Although filtered HVAC systems make for comfortable and healthy inside air quality, even the most efficient draw heavily on AC mains. Insulated airtight walls and windows reduce heat loss and in windy areas reduce dirt infiltration. I would never consider powering a cooling system with solar power but heater blower motors can be so powered. This works well for dual stage furnaces that switch from heat pump to natural gas or propane for emergency heat. Fireplaces are as old as houses but rather than just building any old firebox, I researched fireplace design.
When building my ranch headquarters on the prairie, I thought about using bullet resistant glass but this was ruled out considering light loss and real value per cost. Instead I choose windows meeting Dade County, Florida hurricane specifications. Windows and importantly their frame extrusions and locks meeting these requirements are tested for shatter resistance and high wind load. Of course no window is better than the house framework into which it is mounted. Although not highly bullet resistant, these style windows present a considerable obstacle to someone seeking unlawful egress by breaking a window.
Windows meeting Dade County requirements are available in single or multiple pane configurations and in casement or sash design. Due to high wind loads in the Texas Panhandle I choose casement windows because the harder the wind blows, the better this type window seals. In retrospect, I should have included at least one sash window per house side. Sash windows are better suited for use with external shutters and afford easier egress in the event an emergency evacuation is required.

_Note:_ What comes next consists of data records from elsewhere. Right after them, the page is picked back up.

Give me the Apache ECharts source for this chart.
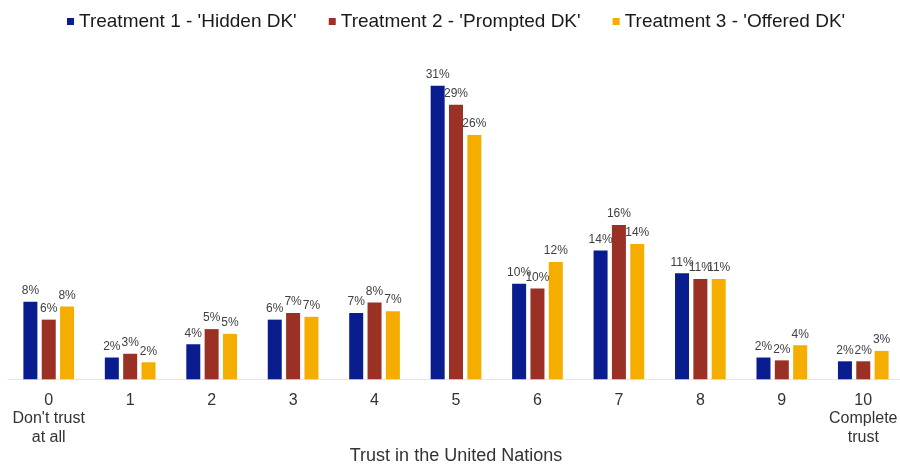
<!DOCTYPE html>
<html>
<head>
<meta charset="utf-8">
<script src="https://cdn.jsdelivr.net/npm/echarts@6/dist/echarts.min.js"></script>
<style>
  html, body { margin: 0; padding: 0; background: #ffffff; }
  #chart { width: 900px; height: 466px; }
</style>
</head>
<body>
<div id="chart"></div>
<script>
// Trust score categories (0–10) with end-point descriptions
const categories = ['0\nDon\'t trust\nat all', '1', '2', '3', '4', '5', '6', '7', '8', '9', '10\nComplete\ntrust'];

// Share of respondents (%) per treatment
const seriesNames = ["Treatment 1 - 'Hidden DK'", "Treatment 2 - 'Prompted DK'", "Treatment 3 - 'Offered DK'"];
const hiddenDK   = [8.2, 2.3, 3.7, 6.3, 7.0, 31.0, 10.1, 13.6, 11.2, 2.3, 1.9];
const promptedDK = [6.3, 2.7, 5.3, 7.0, 8.1, 29.0, 9.6, 16.3, 10.6, 2.0, 1.9];
const offeredDK  = [7.7, 1.8, 4.8, 6.6, 7.2, 25.8, 12.4, 14.3, 10.6, 3.6, 3.0];

const axisTitle = 'Trust in the United Nations';
const colors = ['#0a1d8e', '#9b3125', '#f5ae00'];

const FONT = '"Liberation Sans", Arial, sans-serif';

function barSeries(name, values, color) {
  return {
    name: name,
    type: 'bar',
    data: values,
    barWidth: 14,
    barGap: '31%',
    itemStyle: { color: color },
    label: {
      show: true,
      position: 'top',
      distance: 5,
      color: '#404040',
      fontFamily: FONT,
      fontSize: 12,
      formatter: p => Math.round(p.value) + '%'
    }
  };
}

const chart = echarts.init(document.getElementById('chart'), null, { renderer: 'canvas' });
chart.setOption({
  animation: false,
  backgroundColor: '#ffffff',
  textStyle: { fontFamily: FONT },
  legend: {
    top: 7,
    left: 62,
    icon: 'rect',
    itemWidth: 7,
    itemHeight: 7,
    itemGap: 32,
    textStyle: { fontFamily: FONT, fontSize: 19, color: '#1a1a1a' },
    data: seriesNames
  },
  grid: { left: 8, width: 896, top: 76.3, bottom: 86.7, outerBoundsMode: 'none', containLabel: false },
  xAxis: {
    type: 'category',
    data: categories,
    name: axisTitle,
    nameLocation: 'middle',
    nameGap: 68,
    nameMoveOverlap: false,
    nameTextStyle: { fontFamily: FONT, fontSize: 18, color: '#333333' },
    axisLine: { lineStyle: { color: '#e6e6e6', width: 1 } },
    axisTick: { show: false },
    axisLabel: {
      interval: 0,
      margin: 12,
      fontFamily: FONT,
      fontSize: 16,
      lineHeight: 18.5,
      color: '#333333'
    }
  },
  yAxis: {
    type: 'value',
    min: 0,
    max: 32,
    show: false,
    splitLine: { show: false }
  },
  series: [
    barSeries(seriesNames[0], hiddenDK, colors[0]),
    barSeries(seriesNames[1], promptedDK, colors[1]),
    barSeries(seriesNames[2], offeredDK, colors[2])
  ]
});
</script>
</body>
</html>
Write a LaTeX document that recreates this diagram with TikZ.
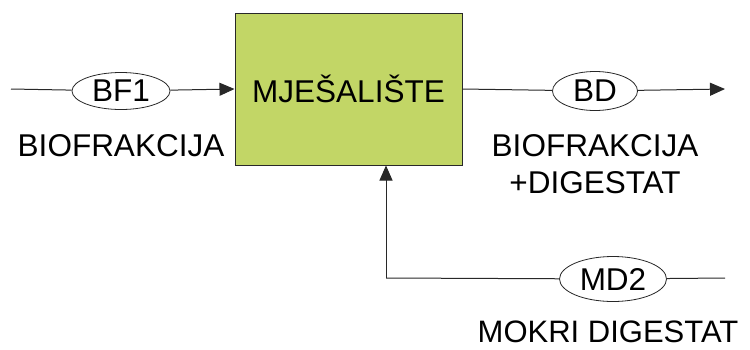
\documentclass[tikz,border=0pt]{standalone}
\usepackage{fontspec}
\setmainfont{Liberation Sans}
\usepackage{tikz}
\usetikzlibrary{arrows.meta, shapes.geometric}
\definecolor{mixGreen}{RGB}{194, 214, 102}
\definecolor{lineGray}{RGB}{40, 40, 40}

\begin{document}
\begin{tikzpicture}[x=1pt, y=-1pt, >={Triangle[length=15pt, width=13pt]},
    font=\fontsize{31.5}{37}\selectfont,
    stream/.style={ellipse, draw=lineGray, line width=0.8pt, inner sep=0pt, fill=white},
    flow/.style={draw=lineGray, line width=1pt}]
  \useasboundingbox (0,0) rectangle (750,349);

  % Mixer
  \node[draw=lineGray, line width=1pt, fill=mixGreen, minimum width=227pt,
        minimum height=152pt, inner sep=0pt] (mix) at (348.5, 89) {};
  \node (mixtxt) at (348.5, 89) {MJEŠALIŠTE};

  % Streams
  \node[stream, minimum width=98pt, minimum height=37pt] (bf1) at (121, 91) {BF1};
  \node[stream, minimum width=85pt, minimum height=39pt] (bd) at (595, 91) {BD};
  \node[stream, minimum width=107pt, minimum height=45pt] (md2) at (613, 279) {MD2};

  \coordinate (inL) at (11, 89);
  \coordinate (outR) at (725, 89);
  \coordinate (fbR) at (725, 278);
  \coordinate (fbC) at (386, 278);

  \draw[flow] (inL) -- (bf1);
  \draw[flow, ->] (bf1) -- (mix.west |- inL);
  \draw[flow] (mix.east |- outR) -- (bd);
  \draw[flow, ->] (bd) -- (outR);
  \draw[flow] (fbR) -- (md2);
  \draw[flow] (md2) -- (fbC);
  \draw[flow, ->] (fbC) -- (fbC |- mix.south);

  % Labels
  \node (lbf) at (121, 146) {BIOFRAKCIJA};
  \node[align=center] (lbd) at (595, 164) {BIOFRAKCIJA\\+DIGESTAT};
  \node[inner sep=0pt, font=\fontsize{31}{37}\selectfont] (lmd) at (608, 332) {MOKRI DIGESTAT};
\end{tikzpicture}
\end{document}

The main entry to my ranch headquarters is via a courtyard. Courtyards provide enhanced security and reduce wind. Inside the house, I designed a ten foot long entry foyer to further reduce heat loss and wind borne dirt infiltration. A second reinforced entry door was located at the end of the foyer for increased security. All external and bedroom doors are dead bolted and equipped with Rocky Mountain cane bolts. Internal doors are 2 7/8” thick mahogany. I chose sturdy Cantera metal clad exterior doors with of course a Dade County glass specification.

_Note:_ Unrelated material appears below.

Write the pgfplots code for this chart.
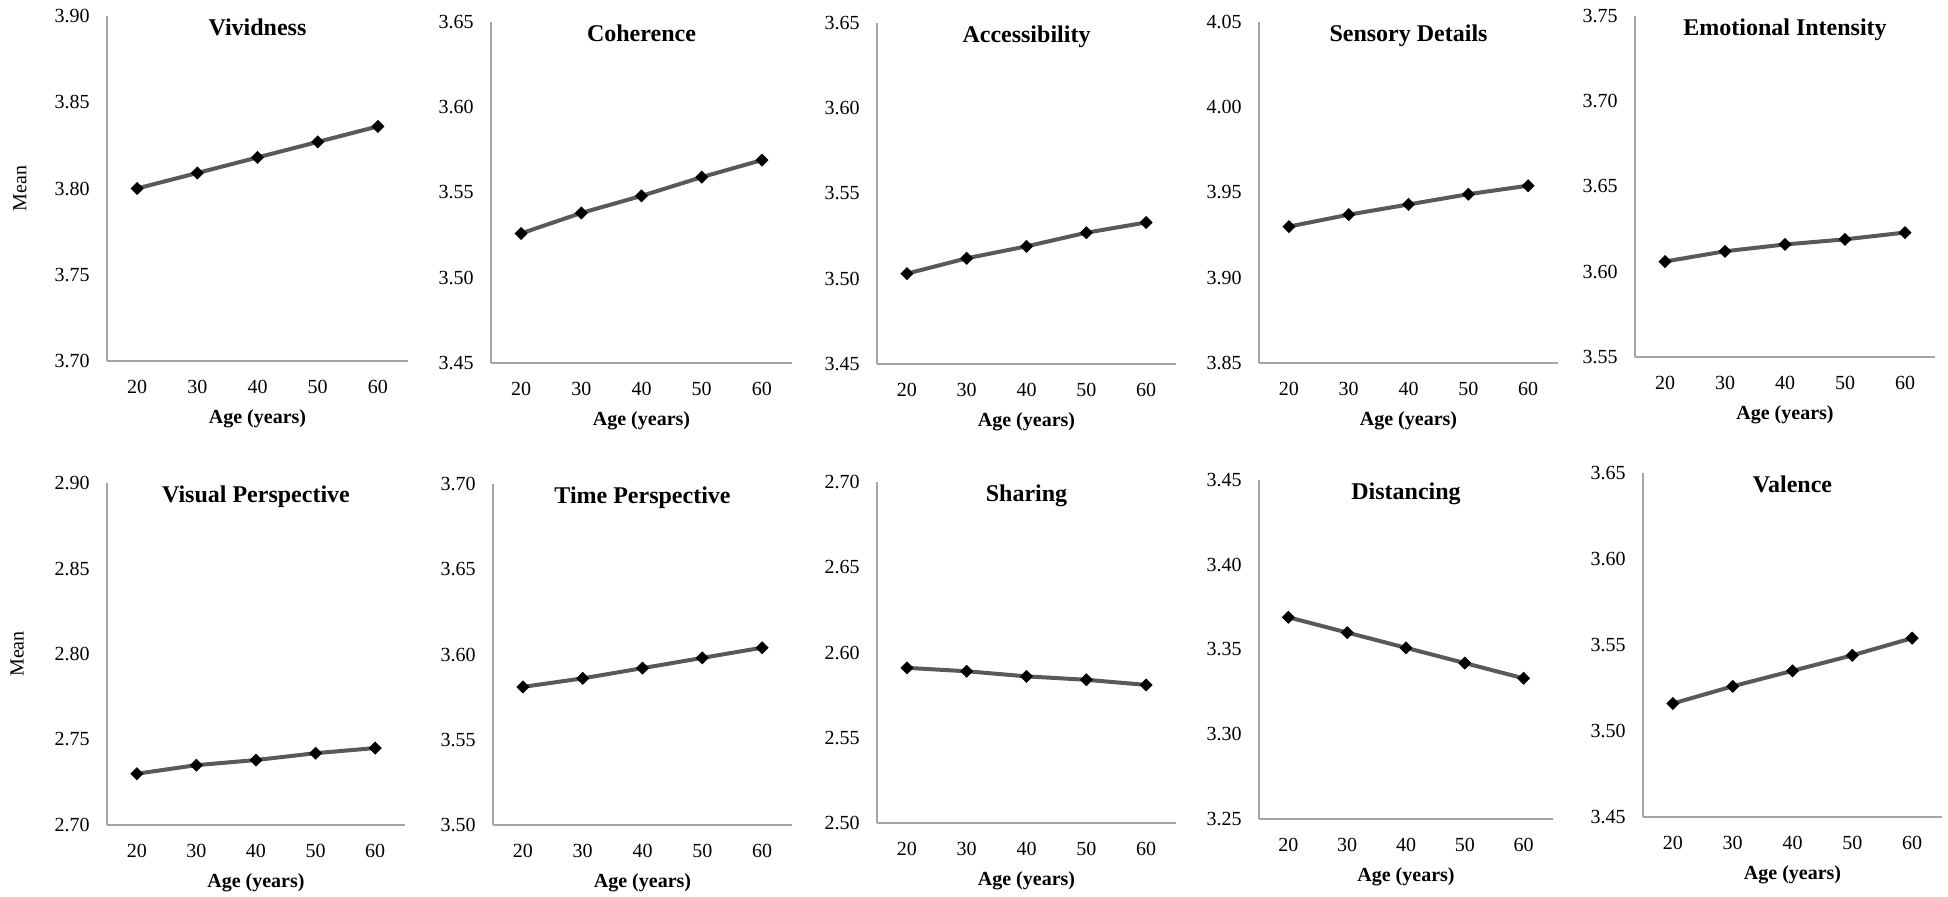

Portions of the house perimeter walls were constructed of fiberglass entrained, rebar reinforced, poured in place concrete. Now concrete is an extremely poor insulator so I framed with 2x6s, filling the framed in walls and ceiling with spray in insulation. Not wanting to introduce a fire hazard, I tried to burn a small piece of the insulation and was impressed by its flame resistance. I cannot recommend this insulation highly enough. A bottle of water was left inside all winter long in the unheated house during construction and it never froze even when the outside temperature dropped to -10F. Chilly this house might be if unheated, but one could live there without supplemental heat.

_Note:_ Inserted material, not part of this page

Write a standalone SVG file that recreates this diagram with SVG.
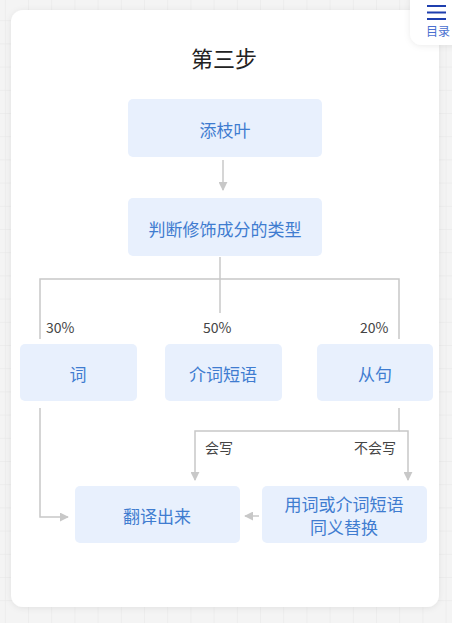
<svg xmlns="http://www.w3.org/2000/svg" width="452" height="623" viewBox="0 0 452 623">
<defs>
<pattern id="grid" x="4.8" y="20.2" width="23.2" height="23.2" patternUnits="userSpaceOnUse">
<path d="M0 0V23.2M0 0H23.2" fill="none" stroke="#e6e6e6" stroke-width="1"/>
</pattern>
<filter id="sh" x="-20%" y="-20%" width="140%" height="140%">
<feDropShadow dx="0" dy="1" stdDeviation="3" flood-color="#000" flood-opacity="0.08"/>
</filter>
<marker id="ah" viewBox="0 0 10 10" refX="9" refY="5" markerWidth="9" markerHeight="9" markerUnits="userSpaceOnUse" orient="auto">
<path d="M0 0L10 5L0 10Z" fill="#c8c8c8"/>
</marker>
<style>
.node rect{fill:#e8f0fd;}
.node text{font-family:"Noto Sans CJK SC","Noto Sans",sans-serif;font-size:17px;fill:#3f7cd0;text-anchor:middle;dominant-baseline:central;}
.conn path{fill:none;stroke:#c8c8c8;stroke-width:1.5;}
.lbl{font-family:"Noto Sans CJK SC","Liberation Sans",sans-serif;font-size:14px;fill:#444;}
</style>
</defs>
<rect width="452" height="623" fill="#f4f4f4"/>
<rect width="452" height="623" fill="url(#grid)"/>
<rect x="11" y="10" width="428" height="597" rx="12" fill="#ffffff" filter="url(#sh)"/>
<g id="menu">
<rect x="410" y="-12" width="60" height="57" rx="12" fill="#ffffff" filter="url(#sh)"/>
<path d="M427 6H446M427 12.5H446M427 19H446" stroke="#1f3fae" stroke-width="2.2"/>
<text x="438" y="36" font-family="Noto Sans CJK SC,sans-serif" font-size="12" fill="#4a6fd0" text-anchor="middle">目录</text>
</g>
<text id="title" x="224" y="67" font-family="Noto Sans CJK SC,sans-serif" font-size="22" fill="#222" text-anchor="middle">第三步</text>
<g class="conn">
<path d="M223 160V190" marker-end="url(#ah)"/>
<path d="M220 257V313"/>
<path d="M40 339V279H399V339"/>
<path d="M40 408V517H68" marker-end="url(#ah)"/>
<path d="M399 408V431H195V480" marker-end="url(#ah)"/>
<path d="M399 431H408V480" marker-end="url(#ah)"/>
<path d="M259 516H245" marker-end="url(#ah)"/>
</g>
<text class="lbl" x="46" y="333">30%</text>
<text class="lbl" x="203" y="333">50%</text>
<text class="lbl" x="360" y="333">20%</text>
<text class="lbl" x="205" y="453">会写</text>
<text class="lbl" x="354" y="453">不会写</text>
<g id="n1" class="node"><rect x="128" y="99" width="194" height="58" rx="5"/><text x="225" y="129">添枝叶</text></g>
<g id="n2" class="node"><rect x="128" y="198" width="194" height="58" rx="5"/><text x="225" y="228">判断修饰成分的类型</text></g>
<g id="n3" class="node"><rect x="20" y="344" width="117" height="57" rx="5"/><text x="78" y="373">词</text></g>
<g id="n4" class="node"><rect x="165" y="344" width="117" height="57" rx="5"/><text x="223" y="373">介词短语</text></g>
<g id="n5" class="node"><rect x="317" y="344" width="116" height="57" rx="5"/><text x="375" y="373">从句</text></g>
<g id="n6" class="node"><rect x="75" y="486" width="165" height="57" rx="5"/><text x="157" y="515">翻译出来</text></g>
<g id="n7" class="node"><rect x="262" y="486" width="165" height="57" rx="5"/><text x="344" y="503">用词或介词短语</text><text x="344" y="526">同义替换</text></g>
</svg>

After product comparison, I choose two Lennox high efficiency furnace/heat pump systems with emergency propane back up. I added Lennox UV lights to these systems to reduce mold and bacteria along with Lennox HEPA electrostatic filters, and humidifiers.
Predominately downwind and several hundred yards down hill from the house I poured another concrete structure to house several 900 gallon propane tanks (propane is heavier than air). This propane fuels the HVAC emergency heat and kitchen appliances. The ranch headquarters has two fireplaces, both of Rumford design that may be unfamiliar to your readers. I equipped one with a fireplace crane in case I ever wanted to cook in it. Even though I have all sorts of backup electrical power options for the HVAC systems, I bought a Sopka Magnum cookstove for post-Schumer installation. These stoves offer a high value to cost and can burn both wood and coal.
Having a house that won’t freeze inside when unheated during the coldest winter is of incalculable value. Chilly it may be but with down and wool, one could live and thrive. Having multiple heating/cooking options are essential when Schumer hits the fan. The value of good insulation is apparent to anyone who has cut wood for heat.
I hope these comments are of value to anyone considering new construction.